Finding Critical Points in g(x) = 4x - tanx

[QuarkCharmer]

Homework Statement

g(x) = 4x - tanx

Homework Equations

The Attempt at a Solution

$$g(\theta) = 4\theta - tan\theta$$
$$g'(\theta)=4-sec^{2}\theta$$
$$g'(\theta)=\frac{4cos^{2}\theta-1}{cos^{2}\theta}$$
$$g'(\theta)=\frac{-4sin^{2}\theta}{cos^{2}\theta}$$
$$-4tan^{2}\theta=0$$
$$-4(tan\theta)(tan\theta)=0$$
$$\theta = arctan0$$
$$\theta = k\pi$$

So, that lists the zeros of the derivative if I am correct. I believe the other critical points are pi/2 + kpi, where tan is undefined.
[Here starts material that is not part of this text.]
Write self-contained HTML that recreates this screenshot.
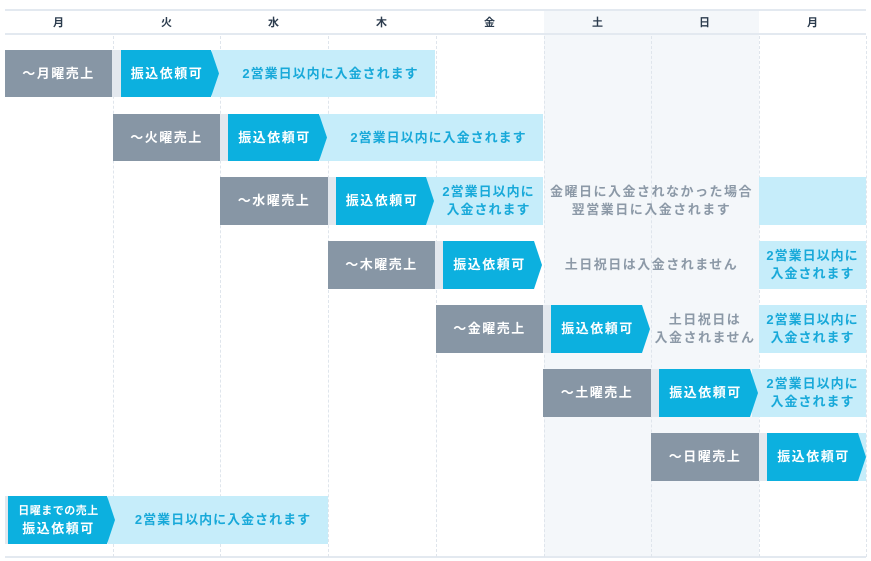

That is all of the critical points correct?

 

[grey_earl]

You made an error:

...
$$g'(\theta)=\frac{4cos^{2}\theta-1}{cos^{2}\theta}$$
$$g'(\theta)=\frac{-4sin^{2}\theta}{cos^{2}\theta}$$
...

We have cos² θ + sin² θ = 1, but 4 cos² θ - 1 = 4 (1 - sin² θ) - 1 = 3 - 4 \sin² θ.
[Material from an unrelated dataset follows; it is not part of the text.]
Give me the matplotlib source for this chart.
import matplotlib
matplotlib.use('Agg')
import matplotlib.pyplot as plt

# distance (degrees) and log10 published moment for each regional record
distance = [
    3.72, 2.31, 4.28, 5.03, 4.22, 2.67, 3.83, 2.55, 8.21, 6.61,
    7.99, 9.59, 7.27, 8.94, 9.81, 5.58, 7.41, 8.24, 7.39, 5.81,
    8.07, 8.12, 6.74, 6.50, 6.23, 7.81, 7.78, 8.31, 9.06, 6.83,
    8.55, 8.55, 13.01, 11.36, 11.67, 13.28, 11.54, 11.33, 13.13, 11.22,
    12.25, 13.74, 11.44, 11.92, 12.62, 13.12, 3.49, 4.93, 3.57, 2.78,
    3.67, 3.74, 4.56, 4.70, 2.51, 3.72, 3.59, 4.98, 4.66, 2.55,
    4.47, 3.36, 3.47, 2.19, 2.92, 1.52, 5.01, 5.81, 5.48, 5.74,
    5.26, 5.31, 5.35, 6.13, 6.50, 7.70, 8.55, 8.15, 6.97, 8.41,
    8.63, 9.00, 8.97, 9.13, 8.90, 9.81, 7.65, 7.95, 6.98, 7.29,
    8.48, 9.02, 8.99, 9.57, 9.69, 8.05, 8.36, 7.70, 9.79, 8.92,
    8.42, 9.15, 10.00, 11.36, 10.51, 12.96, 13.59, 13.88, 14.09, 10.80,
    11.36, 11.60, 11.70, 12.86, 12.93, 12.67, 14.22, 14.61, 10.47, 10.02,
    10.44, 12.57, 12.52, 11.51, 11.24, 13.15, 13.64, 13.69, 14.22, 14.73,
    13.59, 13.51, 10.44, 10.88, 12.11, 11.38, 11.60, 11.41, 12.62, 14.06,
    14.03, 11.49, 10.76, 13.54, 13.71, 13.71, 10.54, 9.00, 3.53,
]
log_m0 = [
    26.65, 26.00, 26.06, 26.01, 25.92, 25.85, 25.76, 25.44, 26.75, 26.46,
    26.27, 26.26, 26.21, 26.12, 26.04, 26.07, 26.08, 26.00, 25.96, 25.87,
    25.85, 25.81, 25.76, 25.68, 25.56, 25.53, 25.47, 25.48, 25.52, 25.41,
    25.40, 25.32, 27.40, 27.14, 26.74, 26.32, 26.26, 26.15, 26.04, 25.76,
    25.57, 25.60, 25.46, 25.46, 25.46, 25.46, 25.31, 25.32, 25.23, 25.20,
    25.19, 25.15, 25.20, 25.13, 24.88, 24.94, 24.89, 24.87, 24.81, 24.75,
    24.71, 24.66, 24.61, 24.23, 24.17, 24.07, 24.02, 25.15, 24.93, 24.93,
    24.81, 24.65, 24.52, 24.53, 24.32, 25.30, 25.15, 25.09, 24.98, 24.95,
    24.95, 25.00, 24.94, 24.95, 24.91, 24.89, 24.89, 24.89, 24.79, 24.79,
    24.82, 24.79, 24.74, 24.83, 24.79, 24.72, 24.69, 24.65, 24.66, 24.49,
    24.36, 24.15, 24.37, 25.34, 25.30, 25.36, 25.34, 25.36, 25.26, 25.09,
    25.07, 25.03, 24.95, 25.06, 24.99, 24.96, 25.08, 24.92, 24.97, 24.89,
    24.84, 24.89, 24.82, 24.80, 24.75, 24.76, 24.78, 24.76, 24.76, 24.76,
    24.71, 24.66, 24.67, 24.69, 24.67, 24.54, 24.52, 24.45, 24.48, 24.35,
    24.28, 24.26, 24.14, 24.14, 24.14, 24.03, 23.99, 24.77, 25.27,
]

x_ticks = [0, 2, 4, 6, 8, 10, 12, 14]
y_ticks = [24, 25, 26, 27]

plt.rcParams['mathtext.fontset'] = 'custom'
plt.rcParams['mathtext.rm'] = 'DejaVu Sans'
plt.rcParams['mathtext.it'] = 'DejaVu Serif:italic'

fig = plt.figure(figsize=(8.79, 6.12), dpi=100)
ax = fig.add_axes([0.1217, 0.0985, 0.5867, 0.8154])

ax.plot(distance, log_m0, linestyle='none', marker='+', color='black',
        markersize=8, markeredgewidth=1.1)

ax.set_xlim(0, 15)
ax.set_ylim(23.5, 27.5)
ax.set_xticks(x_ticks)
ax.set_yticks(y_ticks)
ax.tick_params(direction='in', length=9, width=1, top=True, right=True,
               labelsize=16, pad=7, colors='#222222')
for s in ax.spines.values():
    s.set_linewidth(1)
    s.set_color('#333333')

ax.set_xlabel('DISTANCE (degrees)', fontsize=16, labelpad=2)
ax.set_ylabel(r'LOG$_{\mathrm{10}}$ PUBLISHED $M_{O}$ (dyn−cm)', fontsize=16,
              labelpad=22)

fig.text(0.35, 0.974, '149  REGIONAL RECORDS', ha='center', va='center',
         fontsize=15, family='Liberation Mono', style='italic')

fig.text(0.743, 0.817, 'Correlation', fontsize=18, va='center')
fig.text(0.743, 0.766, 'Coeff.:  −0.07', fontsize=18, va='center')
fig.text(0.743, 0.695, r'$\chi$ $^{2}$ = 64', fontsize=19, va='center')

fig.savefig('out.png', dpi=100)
Instead you should simply set

4 cos² θ - 1 = 0,

which gives you cos θ = ±½.

 

[QuarkCharmer]

Thank you, yeah I caught that right after I posted. Now I am stuck on another problem. I suppose this should more or less be posted in the pre-calc/trig section.
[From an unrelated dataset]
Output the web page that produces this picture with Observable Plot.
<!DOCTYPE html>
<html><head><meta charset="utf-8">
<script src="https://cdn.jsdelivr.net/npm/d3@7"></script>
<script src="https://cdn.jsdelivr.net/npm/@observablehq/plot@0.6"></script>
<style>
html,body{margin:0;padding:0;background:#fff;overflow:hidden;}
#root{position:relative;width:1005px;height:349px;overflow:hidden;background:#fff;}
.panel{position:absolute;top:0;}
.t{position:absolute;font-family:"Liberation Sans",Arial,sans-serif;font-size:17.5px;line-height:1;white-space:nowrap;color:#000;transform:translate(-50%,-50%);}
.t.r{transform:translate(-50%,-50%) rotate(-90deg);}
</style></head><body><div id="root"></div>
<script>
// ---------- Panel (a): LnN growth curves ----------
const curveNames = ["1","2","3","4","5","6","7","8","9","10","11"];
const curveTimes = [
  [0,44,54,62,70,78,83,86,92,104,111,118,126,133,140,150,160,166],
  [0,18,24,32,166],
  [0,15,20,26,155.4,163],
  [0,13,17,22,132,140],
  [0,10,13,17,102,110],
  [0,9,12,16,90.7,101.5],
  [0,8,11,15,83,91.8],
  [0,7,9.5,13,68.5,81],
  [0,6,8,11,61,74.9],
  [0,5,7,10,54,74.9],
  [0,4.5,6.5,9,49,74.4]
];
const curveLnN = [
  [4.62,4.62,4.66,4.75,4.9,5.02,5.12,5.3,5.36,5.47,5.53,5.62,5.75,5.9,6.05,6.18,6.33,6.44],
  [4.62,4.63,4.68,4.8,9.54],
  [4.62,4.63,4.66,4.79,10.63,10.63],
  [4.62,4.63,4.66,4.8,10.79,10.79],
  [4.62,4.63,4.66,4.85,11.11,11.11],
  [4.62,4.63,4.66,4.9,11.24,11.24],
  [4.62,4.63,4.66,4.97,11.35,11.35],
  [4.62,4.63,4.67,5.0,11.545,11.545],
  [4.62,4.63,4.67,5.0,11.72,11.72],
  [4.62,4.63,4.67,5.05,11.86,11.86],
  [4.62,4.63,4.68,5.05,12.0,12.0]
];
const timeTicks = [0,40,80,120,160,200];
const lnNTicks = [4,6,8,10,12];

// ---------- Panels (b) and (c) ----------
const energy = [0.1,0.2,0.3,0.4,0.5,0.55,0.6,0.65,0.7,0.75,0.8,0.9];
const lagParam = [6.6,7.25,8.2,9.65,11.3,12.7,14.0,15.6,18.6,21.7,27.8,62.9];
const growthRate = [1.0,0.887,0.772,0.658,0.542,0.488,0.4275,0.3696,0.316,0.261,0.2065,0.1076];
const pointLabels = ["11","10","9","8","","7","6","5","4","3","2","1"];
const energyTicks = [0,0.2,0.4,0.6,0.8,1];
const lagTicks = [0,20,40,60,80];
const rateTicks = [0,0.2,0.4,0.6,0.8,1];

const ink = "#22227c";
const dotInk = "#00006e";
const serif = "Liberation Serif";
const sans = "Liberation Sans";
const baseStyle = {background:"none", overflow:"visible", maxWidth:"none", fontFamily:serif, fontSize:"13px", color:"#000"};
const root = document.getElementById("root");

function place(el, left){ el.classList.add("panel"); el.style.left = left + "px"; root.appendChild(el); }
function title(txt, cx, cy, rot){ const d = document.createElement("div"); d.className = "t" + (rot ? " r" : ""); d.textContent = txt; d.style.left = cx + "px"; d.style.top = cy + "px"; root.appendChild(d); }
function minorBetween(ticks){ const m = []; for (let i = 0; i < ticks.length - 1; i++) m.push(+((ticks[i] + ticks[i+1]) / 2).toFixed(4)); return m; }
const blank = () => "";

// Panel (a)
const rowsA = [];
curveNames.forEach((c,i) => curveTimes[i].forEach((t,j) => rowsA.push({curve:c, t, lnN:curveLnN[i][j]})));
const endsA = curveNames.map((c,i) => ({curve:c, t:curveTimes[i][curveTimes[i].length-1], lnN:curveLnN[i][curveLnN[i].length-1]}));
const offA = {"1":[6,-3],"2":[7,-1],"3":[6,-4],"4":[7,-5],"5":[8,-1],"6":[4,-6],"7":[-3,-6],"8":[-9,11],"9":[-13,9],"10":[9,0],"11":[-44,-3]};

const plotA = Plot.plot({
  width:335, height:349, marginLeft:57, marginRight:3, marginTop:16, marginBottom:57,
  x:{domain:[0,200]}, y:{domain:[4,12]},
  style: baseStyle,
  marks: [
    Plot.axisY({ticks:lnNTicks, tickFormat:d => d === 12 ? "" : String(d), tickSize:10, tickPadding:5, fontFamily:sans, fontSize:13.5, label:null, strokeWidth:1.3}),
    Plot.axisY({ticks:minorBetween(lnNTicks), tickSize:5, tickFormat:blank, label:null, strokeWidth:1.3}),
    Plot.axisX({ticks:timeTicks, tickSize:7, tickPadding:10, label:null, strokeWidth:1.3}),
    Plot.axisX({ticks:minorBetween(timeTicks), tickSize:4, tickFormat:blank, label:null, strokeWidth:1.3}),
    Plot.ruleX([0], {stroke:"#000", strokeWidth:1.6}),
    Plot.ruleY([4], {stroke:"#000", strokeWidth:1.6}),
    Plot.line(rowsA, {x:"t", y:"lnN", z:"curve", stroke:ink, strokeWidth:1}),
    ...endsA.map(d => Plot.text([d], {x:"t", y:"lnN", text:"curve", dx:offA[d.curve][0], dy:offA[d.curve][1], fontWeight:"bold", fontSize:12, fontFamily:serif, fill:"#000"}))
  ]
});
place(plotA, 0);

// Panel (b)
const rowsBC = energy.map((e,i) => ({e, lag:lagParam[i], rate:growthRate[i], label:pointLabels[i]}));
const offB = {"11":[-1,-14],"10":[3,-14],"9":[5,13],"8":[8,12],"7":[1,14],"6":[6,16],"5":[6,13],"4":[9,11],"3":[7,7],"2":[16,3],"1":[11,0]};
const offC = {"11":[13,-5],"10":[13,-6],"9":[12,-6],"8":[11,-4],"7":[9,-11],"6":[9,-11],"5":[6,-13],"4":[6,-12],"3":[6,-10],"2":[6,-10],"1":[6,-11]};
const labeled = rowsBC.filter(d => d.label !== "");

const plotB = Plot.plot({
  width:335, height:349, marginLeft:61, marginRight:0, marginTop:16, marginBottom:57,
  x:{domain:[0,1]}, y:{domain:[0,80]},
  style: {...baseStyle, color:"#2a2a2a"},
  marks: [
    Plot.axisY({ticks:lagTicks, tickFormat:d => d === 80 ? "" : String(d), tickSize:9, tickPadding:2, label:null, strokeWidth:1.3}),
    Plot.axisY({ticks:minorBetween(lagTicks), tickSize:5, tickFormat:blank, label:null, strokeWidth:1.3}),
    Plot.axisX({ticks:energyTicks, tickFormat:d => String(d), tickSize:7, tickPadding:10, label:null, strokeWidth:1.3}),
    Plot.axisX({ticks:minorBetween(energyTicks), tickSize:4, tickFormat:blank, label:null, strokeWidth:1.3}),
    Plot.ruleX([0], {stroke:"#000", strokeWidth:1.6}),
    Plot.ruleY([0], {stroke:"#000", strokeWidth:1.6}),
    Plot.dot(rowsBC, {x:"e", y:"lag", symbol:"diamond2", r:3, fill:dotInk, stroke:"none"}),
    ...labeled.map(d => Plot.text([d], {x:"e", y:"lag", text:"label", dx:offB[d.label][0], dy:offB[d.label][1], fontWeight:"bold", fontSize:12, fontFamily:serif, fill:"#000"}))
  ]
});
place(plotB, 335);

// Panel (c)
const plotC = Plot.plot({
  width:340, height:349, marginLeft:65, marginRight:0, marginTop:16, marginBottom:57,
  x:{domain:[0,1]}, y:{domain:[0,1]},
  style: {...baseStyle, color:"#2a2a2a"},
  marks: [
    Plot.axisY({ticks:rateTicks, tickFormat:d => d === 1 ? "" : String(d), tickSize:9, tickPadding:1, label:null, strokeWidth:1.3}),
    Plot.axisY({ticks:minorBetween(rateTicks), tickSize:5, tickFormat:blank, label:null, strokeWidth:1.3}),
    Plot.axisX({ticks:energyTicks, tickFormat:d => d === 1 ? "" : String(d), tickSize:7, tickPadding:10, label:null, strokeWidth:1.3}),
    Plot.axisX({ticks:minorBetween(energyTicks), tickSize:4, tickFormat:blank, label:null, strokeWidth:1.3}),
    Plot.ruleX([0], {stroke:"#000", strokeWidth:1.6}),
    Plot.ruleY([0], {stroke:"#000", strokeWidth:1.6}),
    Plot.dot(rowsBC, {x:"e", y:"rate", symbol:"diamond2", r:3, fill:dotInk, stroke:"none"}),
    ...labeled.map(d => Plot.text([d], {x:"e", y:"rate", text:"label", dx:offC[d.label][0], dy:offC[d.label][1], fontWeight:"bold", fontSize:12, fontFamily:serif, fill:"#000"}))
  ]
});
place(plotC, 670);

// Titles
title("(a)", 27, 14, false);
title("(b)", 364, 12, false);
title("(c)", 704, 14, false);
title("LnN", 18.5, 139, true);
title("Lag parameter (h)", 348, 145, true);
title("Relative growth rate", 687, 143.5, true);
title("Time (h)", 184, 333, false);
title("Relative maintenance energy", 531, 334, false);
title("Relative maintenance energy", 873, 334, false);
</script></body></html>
Finding the critical points of:
$$f(x)=2cos(x)+sin(2x)$$
$$f(x)=2cos(x)+2sin(x)cos(x)$$

$$f'(x)=-2sin(x)+2(cos^{2}(x)-sin^{2}(x))$$
$$f'(x)=-2sin(x)+2cos^{2}(x)-2sin^{2}(x)$$

I just know there is a pythag. identity in there somewhere to aid in solving for 0.

 

[grey_earl]

Well, just express the cosine by the sine using the Pythagorean identity to get f'(x) = -2 sin x + 2 - 4 sin² x, which is a polynomial in z = sin x with roots z = -1/4 ± 3/4. Then you calculate the x corresponding to those values of sin x. That's a standard trick to solve trigonometric equations - if you have odd powers of only one trigonometric function (here sin), express the other (here cos) and you get a polynomial in the first trig function.